# PROBLEM DESCRIPTION:
Lines with "Clone this chart in Chart.js." and "const TEXT = '#5a5a5a';" mark the range, both included. Reproduce exactly that stretch, without pictures.

# INFORMATION SHOWN:

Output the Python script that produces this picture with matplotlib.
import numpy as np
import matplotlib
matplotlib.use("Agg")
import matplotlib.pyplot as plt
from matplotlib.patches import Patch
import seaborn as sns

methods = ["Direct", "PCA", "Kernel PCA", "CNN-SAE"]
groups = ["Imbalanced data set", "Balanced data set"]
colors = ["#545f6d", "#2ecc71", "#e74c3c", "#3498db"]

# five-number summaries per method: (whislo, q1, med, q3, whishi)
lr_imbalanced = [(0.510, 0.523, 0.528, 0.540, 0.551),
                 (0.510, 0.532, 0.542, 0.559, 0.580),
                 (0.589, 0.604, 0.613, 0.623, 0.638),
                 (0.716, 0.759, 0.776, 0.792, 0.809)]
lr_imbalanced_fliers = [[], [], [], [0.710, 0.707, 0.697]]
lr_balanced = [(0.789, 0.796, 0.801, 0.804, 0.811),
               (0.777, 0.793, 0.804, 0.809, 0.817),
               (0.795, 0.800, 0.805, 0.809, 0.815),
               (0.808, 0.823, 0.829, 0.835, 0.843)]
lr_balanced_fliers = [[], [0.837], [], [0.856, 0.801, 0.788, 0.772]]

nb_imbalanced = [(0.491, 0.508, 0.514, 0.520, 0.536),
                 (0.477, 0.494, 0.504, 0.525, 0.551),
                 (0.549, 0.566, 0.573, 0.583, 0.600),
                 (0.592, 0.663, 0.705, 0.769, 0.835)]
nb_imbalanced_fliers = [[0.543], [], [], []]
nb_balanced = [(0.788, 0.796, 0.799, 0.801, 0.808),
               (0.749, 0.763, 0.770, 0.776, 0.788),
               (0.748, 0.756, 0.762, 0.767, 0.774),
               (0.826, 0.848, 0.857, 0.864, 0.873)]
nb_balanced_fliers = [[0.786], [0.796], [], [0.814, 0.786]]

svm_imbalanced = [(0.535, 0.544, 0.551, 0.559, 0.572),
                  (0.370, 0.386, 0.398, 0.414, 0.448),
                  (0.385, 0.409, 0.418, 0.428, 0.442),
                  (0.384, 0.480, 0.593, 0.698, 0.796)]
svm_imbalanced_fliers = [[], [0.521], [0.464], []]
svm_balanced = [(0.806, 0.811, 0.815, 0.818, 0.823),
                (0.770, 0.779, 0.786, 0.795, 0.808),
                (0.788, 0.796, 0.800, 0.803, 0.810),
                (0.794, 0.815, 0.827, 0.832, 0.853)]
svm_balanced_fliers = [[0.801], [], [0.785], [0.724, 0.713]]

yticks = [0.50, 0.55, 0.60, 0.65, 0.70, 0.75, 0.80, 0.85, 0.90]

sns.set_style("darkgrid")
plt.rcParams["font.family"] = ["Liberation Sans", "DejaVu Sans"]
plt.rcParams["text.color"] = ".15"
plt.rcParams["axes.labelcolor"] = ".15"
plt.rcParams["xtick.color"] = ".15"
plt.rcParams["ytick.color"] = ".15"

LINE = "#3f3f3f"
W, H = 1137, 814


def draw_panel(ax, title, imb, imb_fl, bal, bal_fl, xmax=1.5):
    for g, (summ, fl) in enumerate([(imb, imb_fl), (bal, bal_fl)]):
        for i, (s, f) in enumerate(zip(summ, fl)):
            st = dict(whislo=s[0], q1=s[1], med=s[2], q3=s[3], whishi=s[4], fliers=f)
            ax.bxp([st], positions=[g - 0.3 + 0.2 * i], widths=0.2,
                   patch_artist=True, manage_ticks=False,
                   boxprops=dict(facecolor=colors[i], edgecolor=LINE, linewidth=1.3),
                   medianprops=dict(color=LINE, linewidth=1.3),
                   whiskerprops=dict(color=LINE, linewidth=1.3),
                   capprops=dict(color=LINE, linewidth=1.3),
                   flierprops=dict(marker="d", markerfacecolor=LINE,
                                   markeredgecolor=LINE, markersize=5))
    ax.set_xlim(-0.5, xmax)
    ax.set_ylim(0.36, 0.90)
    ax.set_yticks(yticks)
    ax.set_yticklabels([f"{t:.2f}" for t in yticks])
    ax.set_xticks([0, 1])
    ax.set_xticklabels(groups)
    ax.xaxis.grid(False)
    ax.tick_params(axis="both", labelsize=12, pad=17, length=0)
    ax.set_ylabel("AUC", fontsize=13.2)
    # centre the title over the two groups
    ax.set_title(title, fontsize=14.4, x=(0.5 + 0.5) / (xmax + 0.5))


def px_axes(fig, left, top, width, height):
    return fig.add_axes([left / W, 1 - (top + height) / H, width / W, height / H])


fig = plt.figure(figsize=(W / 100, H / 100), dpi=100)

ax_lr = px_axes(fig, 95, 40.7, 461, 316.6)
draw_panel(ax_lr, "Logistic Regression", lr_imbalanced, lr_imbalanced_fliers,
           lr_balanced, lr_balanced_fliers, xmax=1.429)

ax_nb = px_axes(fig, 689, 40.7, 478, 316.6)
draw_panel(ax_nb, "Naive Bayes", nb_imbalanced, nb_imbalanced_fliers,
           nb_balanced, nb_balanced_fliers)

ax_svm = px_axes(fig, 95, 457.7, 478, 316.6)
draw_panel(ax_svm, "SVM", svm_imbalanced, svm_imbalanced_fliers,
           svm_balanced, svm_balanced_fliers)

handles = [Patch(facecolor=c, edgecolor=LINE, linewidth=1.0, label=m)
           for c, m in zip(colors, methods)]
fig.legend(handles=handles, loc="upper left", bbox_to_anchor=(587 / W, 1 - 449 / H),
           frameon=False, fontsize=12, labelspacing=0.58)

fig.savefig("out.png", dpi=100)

---

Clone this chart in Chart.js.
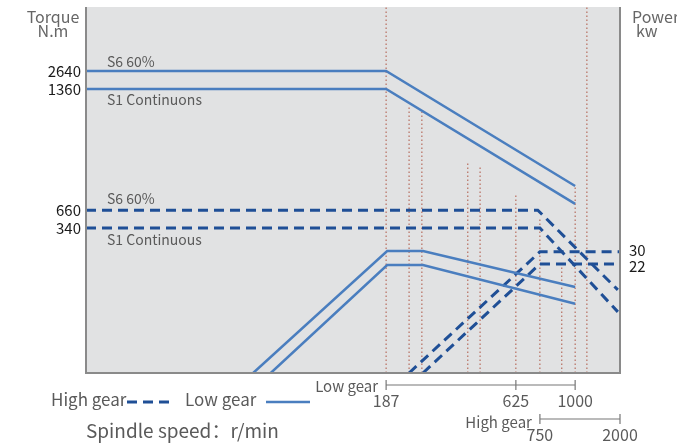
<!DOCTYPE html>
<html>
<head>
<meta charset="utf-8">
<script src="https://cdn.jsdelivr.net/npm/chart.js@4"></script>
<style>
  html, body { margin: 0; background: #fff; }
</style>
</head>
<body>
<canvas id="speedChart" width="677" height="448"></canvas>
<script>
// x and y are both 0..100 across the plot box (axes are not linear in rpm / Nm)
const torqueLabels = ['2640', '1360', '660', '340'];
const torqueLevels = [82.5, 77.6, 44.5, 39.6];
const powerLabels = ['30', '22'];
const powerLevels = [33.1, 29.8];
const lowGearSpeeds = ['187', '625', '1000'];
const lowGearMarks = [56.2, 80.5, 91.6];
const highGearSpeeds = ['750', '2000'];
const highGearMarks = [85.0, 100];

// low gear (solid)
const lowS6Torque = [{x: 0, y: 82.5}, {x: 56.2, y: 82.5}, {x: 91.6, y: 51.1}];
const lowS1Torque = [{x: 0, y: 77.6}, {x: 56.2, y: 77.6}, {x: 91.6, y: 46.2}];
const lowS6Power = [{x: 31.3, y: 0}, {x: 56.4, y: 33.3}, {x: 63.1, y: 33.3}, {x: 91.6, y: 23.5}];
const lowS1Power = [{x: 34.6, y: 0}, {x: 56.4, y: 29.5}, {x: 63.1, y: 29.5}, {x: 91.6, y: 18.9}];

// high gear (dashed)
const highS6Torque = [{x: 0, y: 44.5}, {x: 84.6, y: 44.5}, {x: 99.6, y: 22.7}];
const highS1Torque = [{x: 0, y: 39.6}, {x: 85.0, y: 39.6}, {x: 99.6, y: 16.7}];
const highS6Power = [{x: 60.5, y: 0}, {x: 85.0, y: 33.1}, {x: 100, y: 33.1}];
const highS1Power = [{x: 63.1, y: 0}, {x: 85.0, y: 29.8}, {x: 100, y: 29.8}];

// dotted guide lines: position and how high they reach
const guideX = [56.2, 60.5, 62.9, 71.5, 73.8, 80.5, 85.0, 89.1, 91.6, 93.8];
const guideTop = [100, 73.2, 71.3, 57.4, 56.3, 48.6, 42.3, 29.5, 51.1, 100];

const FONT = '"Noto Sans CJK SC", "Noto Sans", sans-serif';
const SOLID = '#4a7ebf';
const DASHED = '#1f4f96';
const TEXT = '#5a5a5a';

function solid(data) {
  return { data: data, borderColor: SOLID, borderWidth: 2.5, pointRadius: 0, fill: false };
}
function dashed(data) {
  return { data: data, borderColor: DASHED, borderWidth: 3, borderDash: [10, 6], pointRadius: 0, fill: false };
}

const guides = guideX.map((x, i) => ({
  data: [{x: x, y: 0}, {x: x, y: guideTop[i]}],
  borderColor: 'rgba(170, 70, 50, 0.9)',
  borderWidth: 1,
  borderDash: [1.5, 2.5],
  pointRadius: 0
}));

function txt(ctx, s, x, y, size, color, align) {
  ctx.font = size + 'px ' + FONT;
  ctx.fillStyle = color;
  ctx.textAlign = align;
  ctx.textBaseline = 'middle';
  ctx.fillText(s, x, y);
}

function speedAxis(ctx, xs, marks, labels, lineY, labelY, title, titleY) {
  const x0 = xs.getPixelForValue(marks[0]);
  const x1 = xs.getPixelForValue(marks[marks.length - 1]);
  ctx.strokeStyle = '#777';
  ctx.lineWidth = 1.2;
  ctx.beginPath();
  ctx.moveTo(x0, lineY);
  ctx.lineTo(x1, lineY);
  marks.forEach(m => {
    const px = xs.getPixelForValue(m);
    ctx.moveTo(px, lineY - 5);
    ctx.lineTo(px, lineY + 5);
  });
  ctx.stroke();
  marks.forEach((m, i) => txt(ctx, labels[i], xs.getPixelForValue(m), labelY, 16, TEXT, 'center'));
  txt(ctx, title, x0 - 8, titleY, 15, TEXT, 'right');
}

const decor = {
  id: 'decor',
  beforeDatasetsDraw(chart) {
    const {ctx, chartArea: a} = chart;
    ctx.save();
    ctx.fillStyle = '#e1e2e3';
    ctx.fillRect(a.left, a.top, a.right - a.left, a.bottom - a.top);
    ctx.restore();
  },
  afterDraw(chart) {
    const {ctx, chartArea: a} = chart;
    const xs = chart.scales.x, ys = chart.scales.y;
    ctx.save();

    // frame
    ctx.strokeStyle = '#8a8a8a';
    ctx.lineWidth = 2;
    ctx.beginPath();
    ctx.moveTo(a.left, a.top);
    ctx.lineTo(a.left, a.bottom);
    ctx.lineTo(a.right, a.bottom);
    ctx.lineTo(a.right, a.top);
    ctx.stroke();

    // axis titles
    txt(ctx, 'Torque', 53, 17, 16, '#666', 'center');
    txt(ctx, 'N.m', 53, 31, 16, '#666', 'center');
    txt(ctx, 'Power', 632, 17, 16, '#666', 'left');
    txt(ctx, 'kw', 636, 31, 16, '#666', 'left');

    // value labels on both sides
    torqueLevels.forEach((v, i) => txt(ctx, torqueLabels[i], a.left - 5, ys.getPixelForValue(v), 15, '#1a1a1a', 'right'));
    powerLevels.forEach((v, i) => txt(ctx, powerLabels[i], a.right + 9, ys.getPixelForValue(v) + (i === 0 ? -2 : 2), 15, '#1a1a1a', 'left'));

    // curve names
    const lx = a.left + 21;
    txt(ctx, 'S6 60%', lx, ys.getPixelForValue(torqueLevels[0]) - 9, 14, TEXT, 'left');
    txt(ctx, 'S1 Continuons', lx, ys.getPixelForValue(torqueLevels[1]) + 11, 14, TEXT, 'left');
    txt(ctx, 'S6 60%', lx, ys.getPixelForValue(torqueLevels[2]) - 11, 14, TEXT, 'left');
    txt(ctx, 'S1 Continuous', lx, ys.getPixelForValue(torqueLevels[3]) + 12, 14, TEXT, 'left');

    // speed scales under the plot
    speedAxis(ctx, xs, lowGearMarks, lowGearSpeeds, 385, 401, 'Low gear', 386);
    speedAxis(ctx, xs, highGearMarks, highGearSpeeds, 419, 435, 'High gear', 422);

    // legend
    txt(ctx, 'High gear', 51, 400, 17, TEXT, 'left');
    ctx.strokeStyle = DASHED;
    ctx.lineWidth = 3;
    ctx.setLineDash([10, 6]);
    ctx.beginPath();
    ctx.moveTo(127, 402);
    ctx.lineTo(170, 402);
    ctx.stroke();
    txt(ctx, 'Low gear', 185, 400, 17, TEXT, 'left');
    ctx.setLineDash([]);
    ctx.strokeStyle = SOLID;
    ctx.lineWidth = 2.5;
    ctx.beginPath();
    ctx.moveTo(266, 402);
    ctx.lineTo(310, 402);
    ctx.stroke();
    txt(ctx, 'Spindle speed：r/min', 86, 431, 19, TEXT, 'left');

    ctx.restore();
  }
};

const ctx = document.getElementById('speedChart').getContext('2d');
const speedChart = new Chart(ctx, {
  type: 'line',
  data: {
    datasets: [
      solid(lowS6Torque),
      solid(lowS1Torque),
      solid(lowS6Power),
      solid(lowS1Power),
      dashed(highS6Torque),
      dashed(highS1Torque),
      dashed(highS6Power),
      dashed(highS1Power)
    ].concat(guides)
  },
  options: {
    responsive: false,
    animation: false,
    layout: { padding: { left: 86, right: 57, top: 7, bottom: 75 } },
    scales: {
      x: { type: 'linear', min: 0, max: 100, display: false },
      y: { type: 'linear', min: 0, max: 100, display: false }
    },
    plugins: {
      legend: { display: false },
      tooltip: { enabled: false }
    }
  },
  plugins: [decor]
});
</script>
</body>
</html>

# ANSWER FOR THIS EXERCISE:
Clone this chart in Chart.js.
<!DOCTYPE html>
<html>
<head>
<meta charset="utf-8">
<script src="https://cdn.jsdelivr.net/npm/chart.js@4"></script>
<style>
  html, body { margin: 0; background: #fff; }
</style>
</head>
<body>
<canvas id="speedChart" width="677" height="448"></canvas>
<script>
// x and y are both 0..100 across the plot box (axes are not linear in rpm / Nm)
const torqueLabels = ['2640', '1360', '660', '340'];
const torqueLevels = [82.5, 77.6, 44.5, 39.6];
const powerLabels = ['30', '22'];
const powerLevels = [33.1, 29.8];
const lowGearSpeeds = ['187', '625', '1000'];
const lowGearMarks = [56.2, 80.5, 91.6];
const highGearSpeeds = ['750', '2000'];
const highGearMarks = [85.0, 100];

// low gear (solid)
const lowS6Torque = [{x: 0, y: 82.5}, {x: 56.2, y: 82.5}, {x: 91.6, y: 51.1}];
const lowS1Torque = [{x: 0, y: 77.6}, {x: 56.2, y: 77.6}, {x: 91.6, y: 46.2}];
const lowS6Power = [{x: 31.3, y: 0}, {x: 56.4, y: 33.3}, {x: 63.1, y: 33.3}, {x: 91.6, y: 23.5}];
const lowS1Power = [{x: 34.6, y: 0}, {x: 56.4, y: 29.5}, {x: 63.1, y: 29.5}, {x: 91.6, y: 18.9}];

// high gear (dashed)
const highS6Torque = [{x: 0, y: 44.5}, {x: 84.6, y: 44.5}, {x: 99.6, y: 22.7}];
const highS1Torque = [{x: 0, y: 39.6}, {x: 85.0, y: 39.6}, {x: 99.6, y: 16.7}];
const highS6Power = [{x: 60.5, y: 0}, {x: 85.0, y: 33.1}, {x: 100, y: 33.1}];
const highS1Power = [{x: 63.1, y: 0}, {x: 85.0, y: 29.8}, {x: 100, y: 29.8}];

// dotted guide lines: position and how high they reach
const guideX = [56.2, 60.5, 62.9, 71.5, 73.8, 80.5, 85.0, 89.1, 91.6, 93.8];
const guideTop = [100, 73.2, 71.3, 57.4, 56.3, 48.6, 42.3, 29.5, 51.1, 100];

const FONT = '"Noto Sans CJK SC", "Noto Sans", sans-serif';
const SOLID = '#4a7ebf';
const DASHED = '#1f4f96';
const TEXT = '#5a5a5a';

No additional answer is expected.